The Bank of England announced the first interest rate cut since 2009 on Thursday, reducing the base lending rate from 0.5 per cent to 0.25 per cent amid warnings of a rise in financial risks since Britain's vote to leave the European Union.
Bank governor Mark Carney said the decision "follows signs of a slowdown in the economy" since the Brexit referendum on June 23, adding that the bank could cut the interest rate again this year.
The central bank's monetary policy committee said it had agreed to the interest-rate cut in a package of measures "designed to provide additional support to growth and to achieve a sustainable return of inflation to the target."
Other measures include using central bank reserves to buy corporate bonds valued at up to 10 billion pounds (13 billion dollars) and expanding an asset purchase scheme for government bonds by 60 billion pounds, it said in a statement.

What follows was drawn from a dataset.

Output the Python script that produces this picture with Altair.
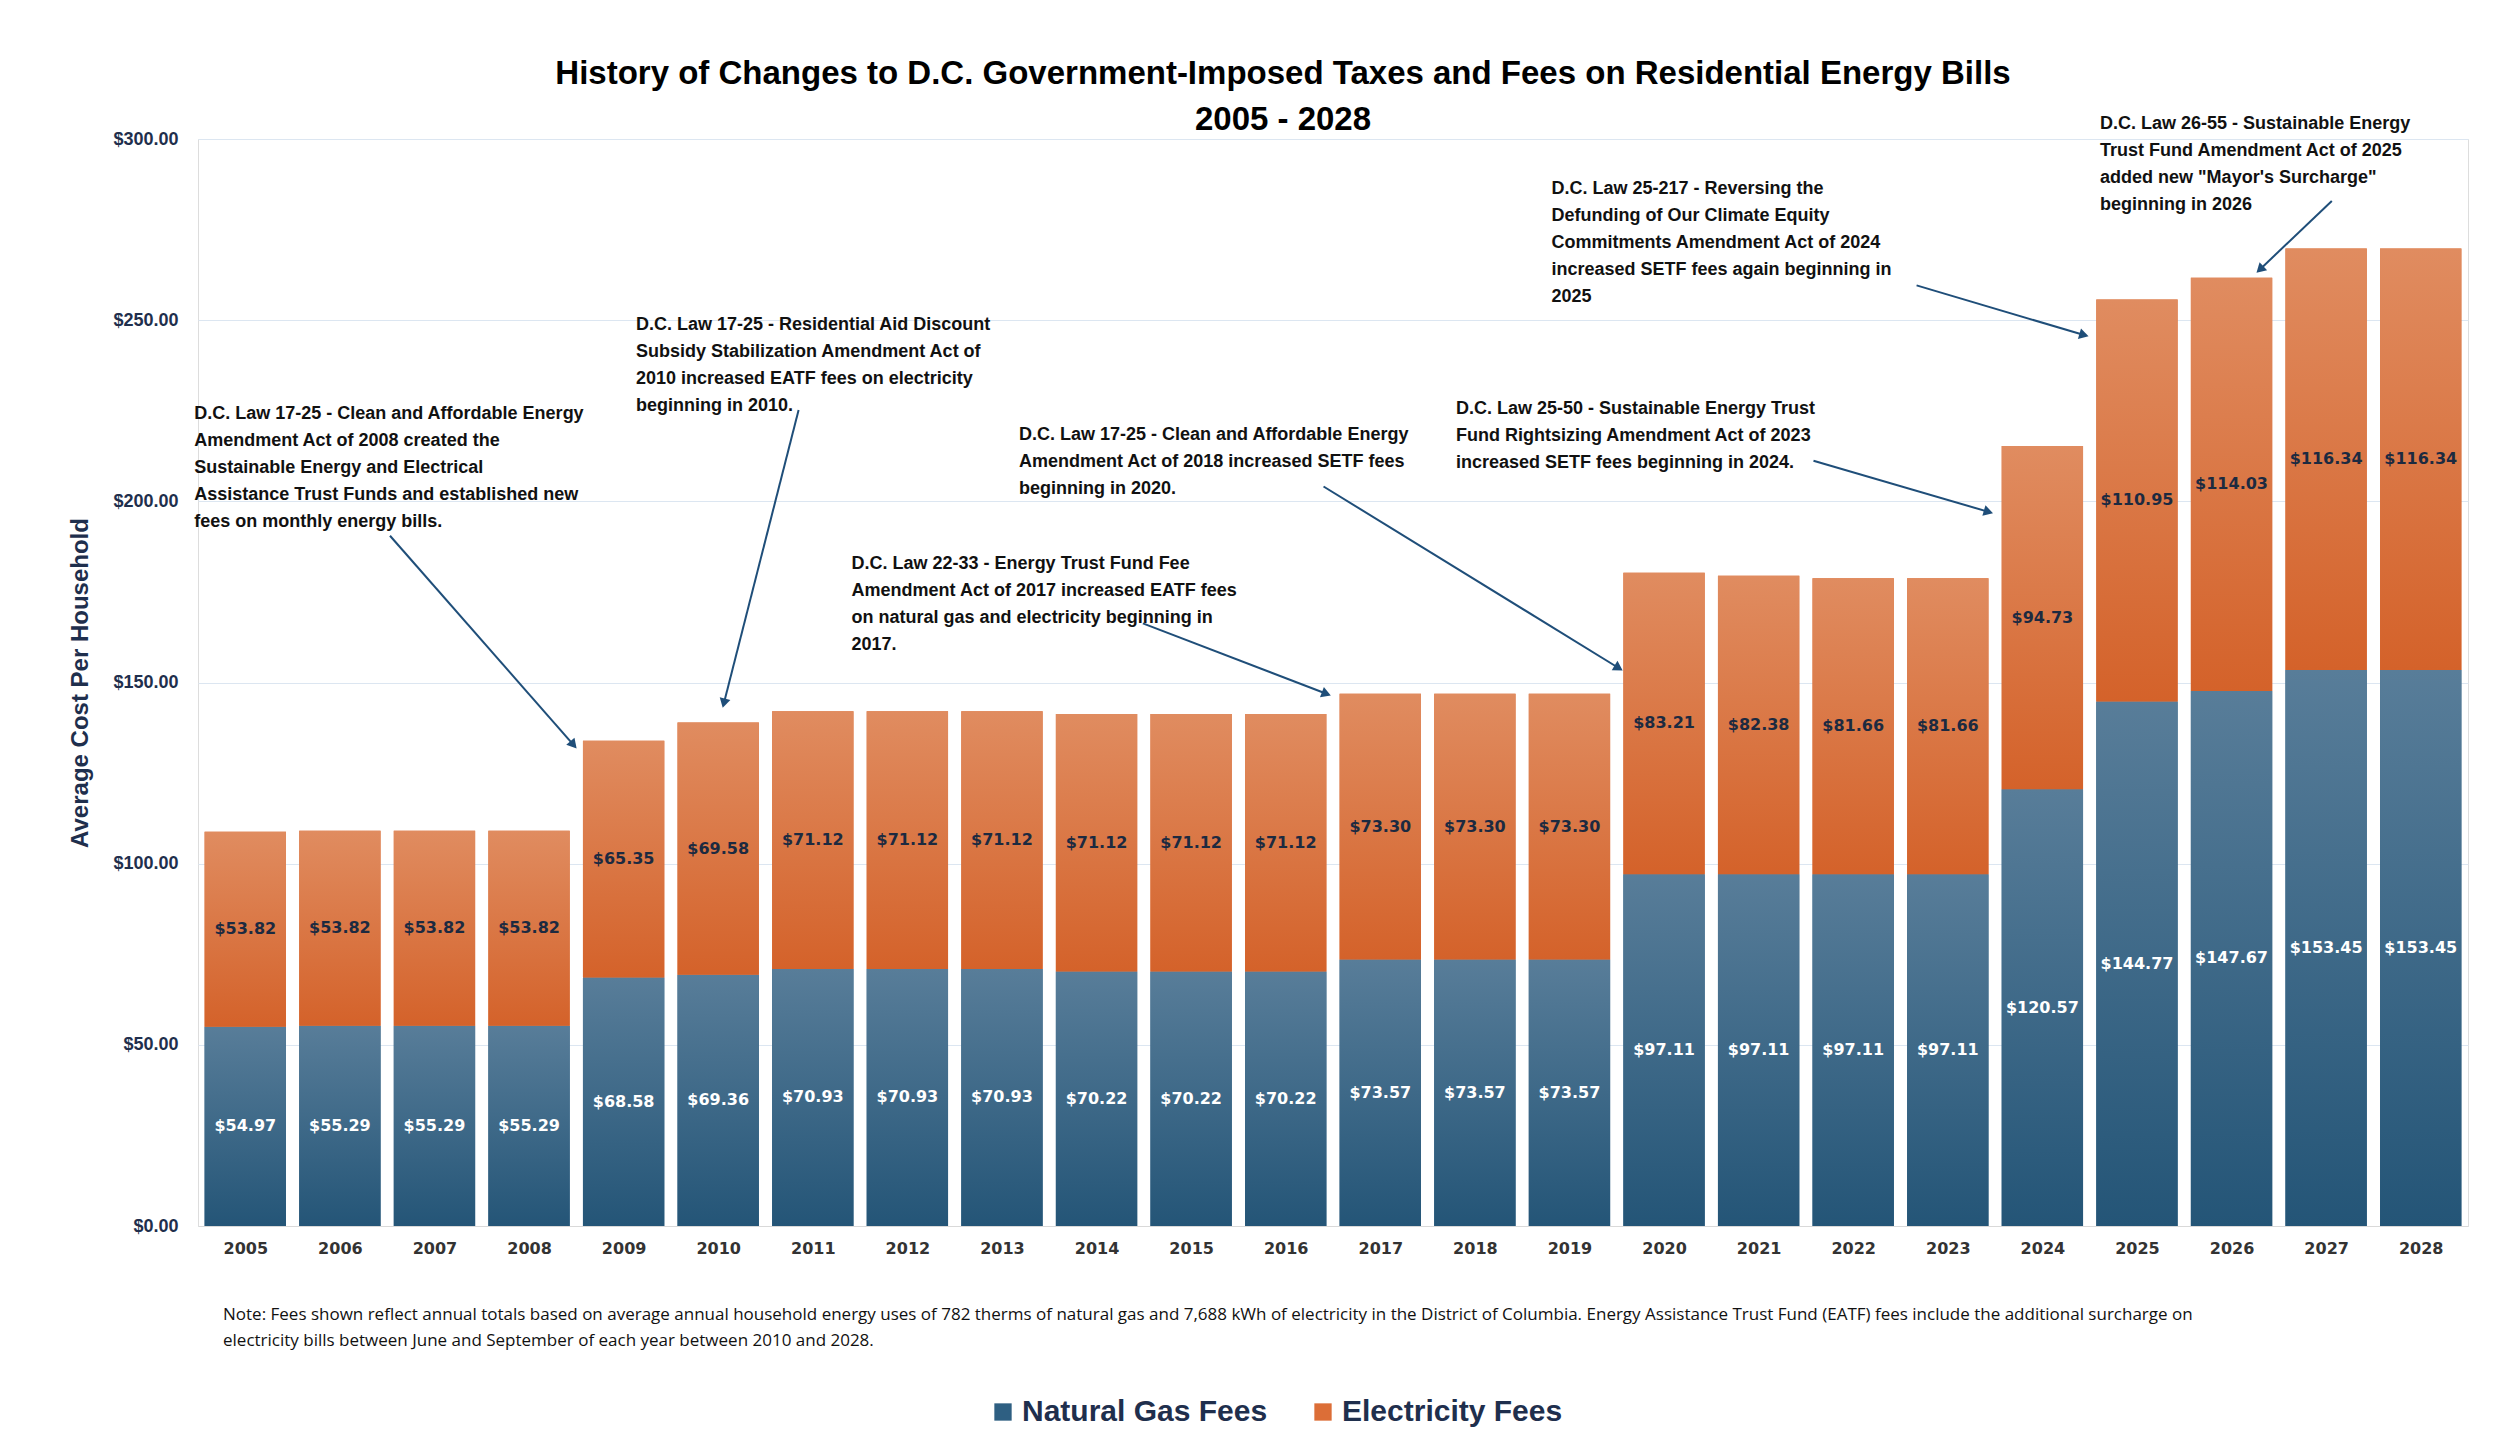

"The purchase of corporate bonds will support the real economy by directly affecting financing conditions for companies that make a material contribution to UK economic activity," Carney said.
Chancellor of the Exchequer Philip Hammond welcomed the bank's measures and said his government is "prepared to take any necessary steps to support the economy and promote confidence."
"The vote to leave the EU has created a period of uncertainty, which will be followed by a period of adjustment as the shape of our new relationship with the EU becomes clear and the economy responds to that," Hammond said.
"It's right that monetary policy is used to support the economy through this period of adjustment," he said.
The bank said a recent fall in the British pound against the dollar was likely to push up consumer inflation in the near term, forecasting "little growth" in the country's economy for the rest of this year.
It highlighted problems including "a downward revision to the economy's supply capacity," and weak demand leading to spare capacity and an eventual rise in unemployment.
The rate cut was in keeping with most analysts' expectations.
The bank had been expected to cut the rate in mid-July, but it held off after saying markets had initially "functioned well" since the referendum, despite a sharp fall in the currency.
Carney had hinted earlier that interest rates could be cut over the summer and warned Britain to expect long-term uncertainty that could "weigh on our economic prospects for some time" following the Brexit vote.
The bank's financial policy committee had also warned that the fallout from the referendum was likely to increase risks including a potential drop in foreign direct investment, and rises in household debt and unemployment.